Zraly was the wine director at the Windows on the World, the restaurant atop the World Trade Center that, before it was destroyed in the terrorist attack of 2001, sold more wine than any other establishment in the country. Since then he's been focused on wine education as a roving connoisseur, raconteur and probably some other French nouns. But his high-energy presentation is purely American, delivered with equal parts Jay Leno–style witty audience banter and Tony Robbins zeal (there was even some tongue-in-cheek "what-your-favorite-wine-says-about-you" analysis).
Zraly shared some interesting tidbits about American wine consumption and how it's changed over his four decades in the business. "This is the golden age of wine," he said, explaining that there is more good, affordable wine available now than at any time in history. And we're drinking a lot more than we used to. In the 1970s, the domestic wine industry had yet to really take off, and Americans were far behind Europeans in their wine consumption. In 2010 the United States overtook France as the world's biggest consumer of wine, according to a recent report from Gomberg, Fredrikson & Associates.
This doesn't mean, of course, that we are the largest per capita consumers of wine—not by a long shot. That distinction goes to the Vatican city-state, followed by Luxembourg, according to the Wine Institute's latest report, from 2009. Zraly noted that 40 percent of Americans don't drink any alcohol at all, and many more prefer beer or spirits.
But those of us who do drink wine are quaffing it in larger quantities, and in ways that surprise and possibly dismay traditionalists, i.e. frequently without food. The practice of pairing wine and food comes from centuries of European tradition, where wine is an essential component of leisurely meals. That lifestyle doesn't exist for most people in the United States. Earlier this week the New York Times wine critic Sam Sifton Eric Asimov wrote about a recent survey of 800 Americans who drink wine frequently; it found that only 46 percent of the wine they drank was consumed with a meal. The rest was paired either with snacks like nuts and crackers, or without food at all. Sifton, Asimov, who wrote that he considers wine "a grocery item" (despite the fact that New York law prohibits wine sales in grocery stores), added that he found "the idea of divorcing food and wine unsettling, to say the least."
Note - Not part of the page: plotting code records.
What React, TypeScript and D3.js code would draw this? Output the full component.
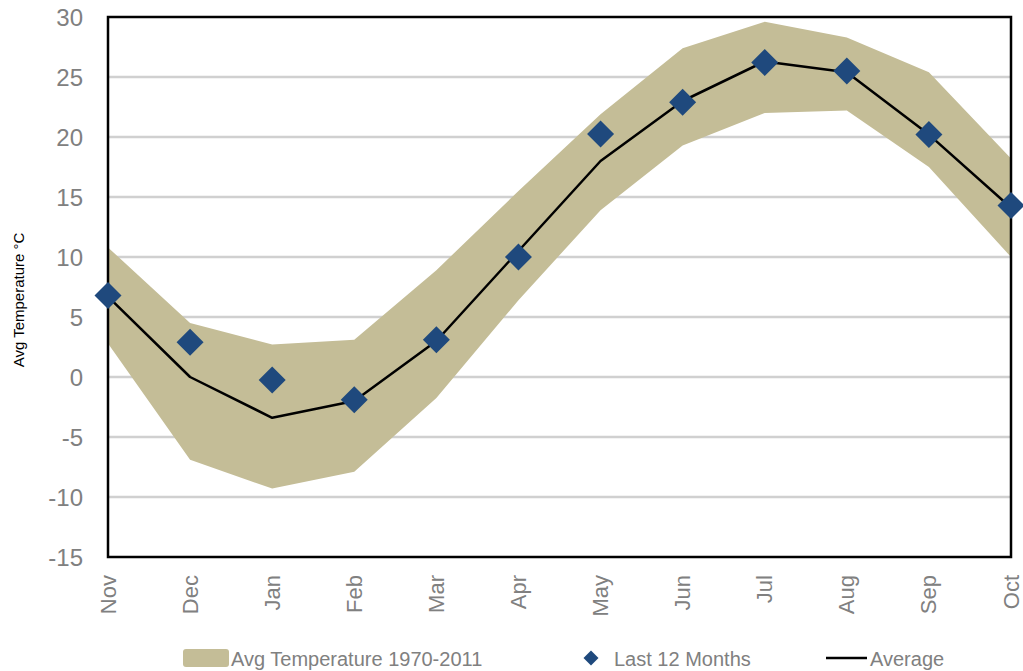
import * as d3 from "d3";

const months = ["Nov", "Dec", "Jan", "Feb", "Mar", "Apr", "May", "Jun", "Jul", "Aug", "Sep", "Oct"];
const bandHigh = [10.8, 4.5, 2.7, 3.1, 8.9, 15.5, 21.9, 27.4, 29.6, 28.3, 25.4, 18.2];
const bandLow = [2.8, -6.9, -9.3, -7.9, -1.75, 6.4, 13.9, 19.3, 22.0, 22.2, 17.5, 10.0];
const average = [6.7, 0.0, -3.4, -2.0, 3.0, 10.5, 18.0, 23.0, 26.3, 25.4, 20.2, 14.1];
const last12 = [6.8, 2.9, -0.25, -1.9, 3.1, 10.0, 20.25, 22.9, 26.2, 25.5, 20.2, 14.3];
const yTicks = [30, 25, 20, 15, 10, 5, 0, -5, -10, -15];

/** svg dimensions */
const width = 1023;
const height = 671;
const left = 108;
const right = 1011;
const top = 17;
const bottom = 557;

const bandColor = "#C4BD97";
const markerColor = "#1F497D";
const tickColor = "#808080";

const diamond = (cx: number, cy: number, r: number) =>
  `M${cx},${cy - r}L${cx + r},${cy}L${cx},${cy + r}L${cx - r},${cy}Z`;

const App = () => {
  const x = d3.scalePoint<string>().domain(months).range([left, right]);
  const y = d3.scaleLinear().domain([-15, 30]).range([bottom, top]);

  const area = d3
    .area<number>()
    .x((_, i) => x(months[i]) ?? 0)
    .y0((_, i) => y(bandLow[i]))
    .y1((d) => y(d));

  const line = d3
    .line<number>()
    .x((_, i) => x(months[i]) ?? 0)
    .y((d) => y(d));

  return (
    <svg
      width={width}
      height={height}
      style={{ position: "absolute", left: 0, top: 0, fontFamily: "Arial, 'Liberation Sans', sans-serif" }}
    >
      {/* gridlines */}
      {yTicks
        .filter((t) => t !== 30 && t !== -15)
        .map((t) => (
          <line key={t} x1={left} x2={right} y1={y(t)} y2={y(t)} stroke="#D0D0D0" strokeWidth={2.5} />
        ))}
      {/* band */}
      <path d={area(bandHigh) ?? ""} fill={bandColor} />
      {/* average line */}
      <path d={line(average) ?? ""} fill="none" stroke="#000" strokeWidth={2.5} strokeLinejoin="round" />
      {/* plot border */}
      <rect x={left} y={top} width={right - left} height={bottom - top} fill="none" stroke="#000" strokeWidth={2.5} />
      {/* markers */}
      {last12.map((v, i) => (
        <path key={i} d={diamond(x(months[i]) ?? 0, y(v), 13.5)} fill={markerColor} />
      ))}
      {/* y tick labels */}
      {yTicks.map((t) => (
        <text key={t} x={83} y={y(t)} textAnchor="end" dominantBaseline="central" fontSize={24} fill={tickColor}>
          {t}
        </text>
      ))}
      {/* x tick labels */}
      {months.map((m) => (
        <text
          key={m}
          textAnchor="end"
          dominantBaseline="central"
          fontSize={22}
          fill={tickColor}
          transform={`translate(${x(m)}, 575) rotate(-90)`}
        >
          {m}
        </text>
      ))}
      {/* y-axis label */}
      <text
        textAnchor="middle"
        dominantBaseline="central"
        fontSize={15}
        fill="#000"
        transform={`translate(18, 300) rotate(-90)`}
      >
        Avg Temperature °C
      </text>
      {/* legend */}
      <g fontSize={20} fill={tickColor}>
        <rect x={183} y={649} width={46} height={18} rx={3} fill={bandColor} />
        <text x={231} y={666}>Avg Temperature 1970-2011</text>
        <path d={diamond(591, 658, 7.5)} fill={markerColor} />
        <text x={614} y={666}>Last 12 Months</text>
        <line x1={826} x2={867} y1={658} y2={658} stroke="#000" strokeWidth={2.5} />
        <text x={870} y={666}>Average</text>
      </g>
    </svg>
  );
};

export default App;
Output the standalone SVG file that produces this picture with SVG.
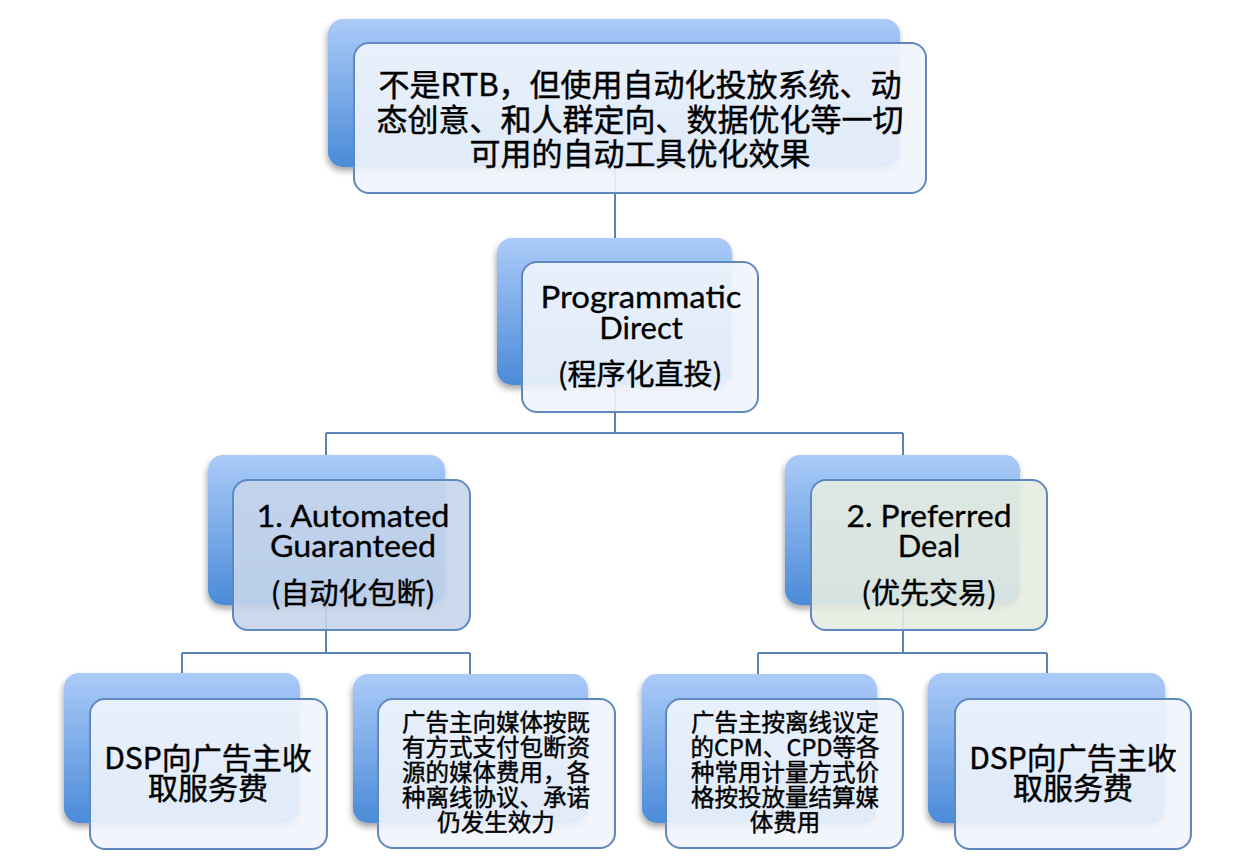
<svg xmlns="http://www.w3.org/2000/svg" width="1249" height="862" viewBox="0 0 1249 862">
<defs>
<linearGradient id="bg" x1="0" y1="0" x2="0" y2="1">
<stop offset="0" stop-color="#abcbf8"/>
<stop offset="1" stop-color="#4b8bd8"/>
</linearGradient>
<filter id="sh" x="-10%" y="-10%" width="120%" height="130%">
<feDropShadow dx="-1" dy="4" stdDeviation="3" flood-color="#000" flood-opacity="0.35"/>
</filter>
<style>
.back{fill:url(#bg);filter:url(#sh);}
.front{fill:#f1f5fc;fill-opacity:0.9;stroke:#5f88bf;stroke-width:2;}
.ag{fill:#c6d5eb;}
.pd{fill:#e5ece0;}
.conn{fill:none;stroke:#5b82b8;stroke-width:2;}
text{font-family:"Noto Sans CJK SC","Noto Sans",sans-serif;fill:#000;text-anchor:middle;font-weight:normal;stroke:#000;stroke-width:0.45;}
.lat{font-family:"Lato","Noto Sans CJK SC",sans-serif;font-size:31px;stroke-width:0.3;}
.cjk29{font-size:29px;}
.t31{font-size:31px;}
.t30{font-size:30px;}
.t24{font-size:23.5px;}
</style>
</defs>
<rect width="1249" height="862" fill="#fff"/>
<g id="connectors">
<path class="conn" d="M615 105V238M615 336V433M326 433H903M326 433V455M903 433V455M326 555V653M182 653H470M182 653V673M470 653V674M903 555V653M758 653H1047M758 653V674M1047 653V673"/>
</g>
<g id="node-top">
<rect class="back" x="328" y="19" width="572" height="148" rx="15"/>
<rect class="front" x="354" y="43" width="572" height="150" rx="15"/>
<text class="t31" x="640" y="96">不是RTB，但使用自动化投放系统、动<tspan x="640" dy="35">态创意、和人群定向、数据优化等一切</tspan><tspan x="640" dy="34">可用的自动工具优化效果</tspan></text>
</g>
<g id="node-pd">
<rect class="back" x="497" y="238" width="235" height="147" rx="15"/>
<rect class="front" x="522" y="262" width="236" height="150" rx="15"/>
<text class="lat" x="641" y="308"><tspan x="641" textLength="201" lengthAdjust="spacingAndGlyphs">Programmatic</tspan><tspan x="641" dy="31">Direct</tspan></text>
<text class="cjk29" x="640" y="385">(程序化直投)</text>
</g>
<g id="node-ag">
<rect class="back" x="208" y="455" width="237" height="150" rx="15"/>
<rect class="front ag" x="233" y="480" width="237" height="150" rx="15"/>
<text class="lat" x="353" y="527"><tspan x="353" textLength="193" lengthAdjust="spacingAndGlyphs">1. Automated</tspan><tspan x="353" dy="30" textLength="166" lengthAdjust="spacingAndGlyphs">Guaranteed</tspan></text>
<text class="cjk29" x="353" y="604">(自动化包断)</text>
</g>
<g id="node-prefd">
<rect class="back" x="785" y="455" width="235" height="150" rx="15"/>
<rect class="front pd" x="811" y="480" width="236" height="150" rx="15"/>
<text class="lat" x="929" y="527"><tspan x="929" textLength="165" lengthAdjust="spacingAndGlyphs">2. Preferred</tspan><tspan x="929" dy="30">Deal</tspan></text>
<text class="cjk29" x="929" y="604">(优先交易)</text>
</g>
<g id="node-b1">
<rect class="back" x="64" y="673" width="236" height="150" rx="15"/>
<rect class="front" x="90" y="699" width="237" height="150" rx="15"/>
<text class="t30" x="208" y="769">DSP向广告主收<tspan x="208" dy="30">取服务费</tspan></text>
</g>
<g id="node-b2">
<rect class="back" x="353" y="674" width="235" height="149" rx="15"/>
<rect class="front" x="378" y="699" width="237" height="149" rx="15"/>
<text class="t24" x="496" y="731">广告主向媒体按既<tspan x="496" dy="25">有方式支付包断资</tspan><tspan x="496" dy="25">源的媒体费用，各</tspan><tspan x="496" dy="25">种离线协议、承诺</tspan><tspan x="496" dy="25">仍发生效力</tspan></text>
</g>
<g id="node-b3">
<rect class="back" x="642" y="674" width="235" height="149" rx="15"/>
<rect class="front" x="666" y="699" width="237" height="149" rx="15"/>
<text class="t24" x="785" y="731">广告主按离线议定<tspan x="785" dy="25">的CPM、CPD等各</tspan><tspan x="785" dy="25">种常用计量方式价</tspan><tspan x="785" dy="25">格按投放量结算媒</tspan><tspan x="785" dy="25">体费用</tspan></text>
</g>
<g id="node-b4">
<rect class="back" x="928" y="673" width="237" height="150" rx="15"/>
<rect class="front" x="955" y="699" width="236" height="150" rx="15"/>
<text class="t30" x="1073" y="769">DSP向广告主收<tspan x="1073" dy="30">取服务费</tspan></text>
</g>
</svg>
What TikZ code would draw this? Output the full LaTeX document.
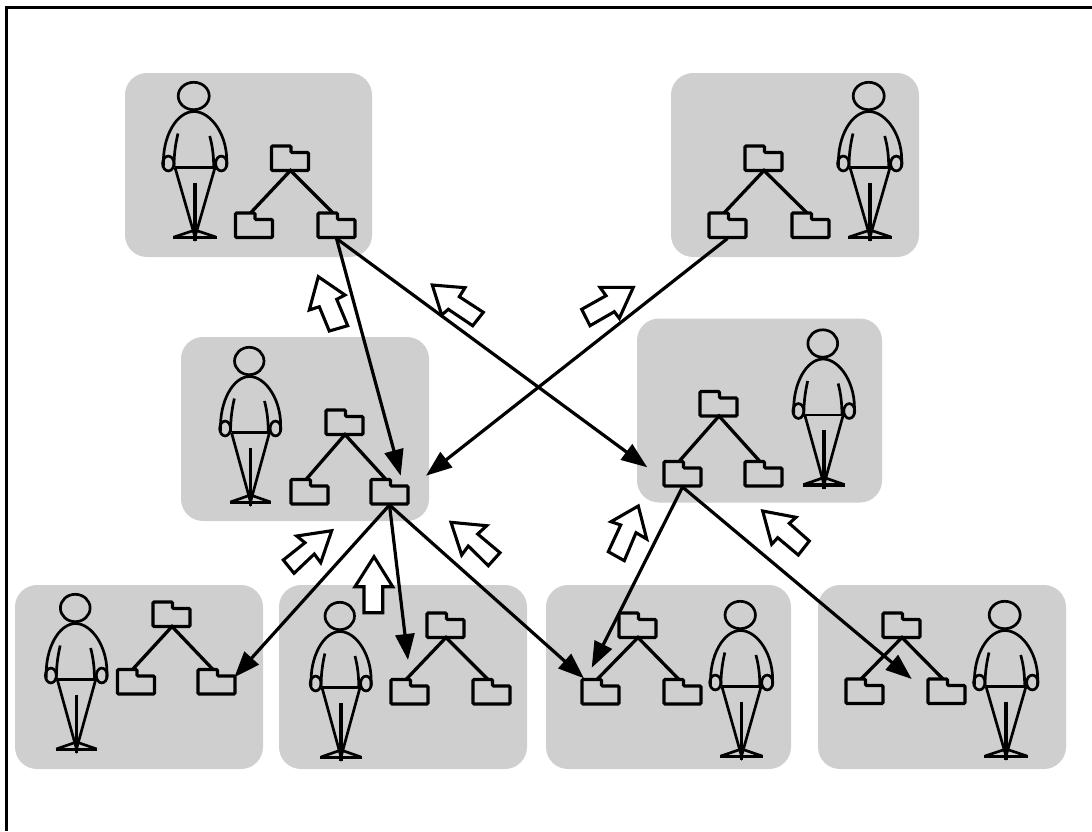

Personally, I'm not surprised by the survey results, because those percentages correlate almost exactly with my own wine consumption; I like a glass with dinner, but I will just as frequently drink it in place of a cocktail at a party or to unwind after work. I'm admittedly no wine expert—even after an hour with Zraly—but I imagine the industry doesn't care how people are drinking their product, as long as they're drinking more of it.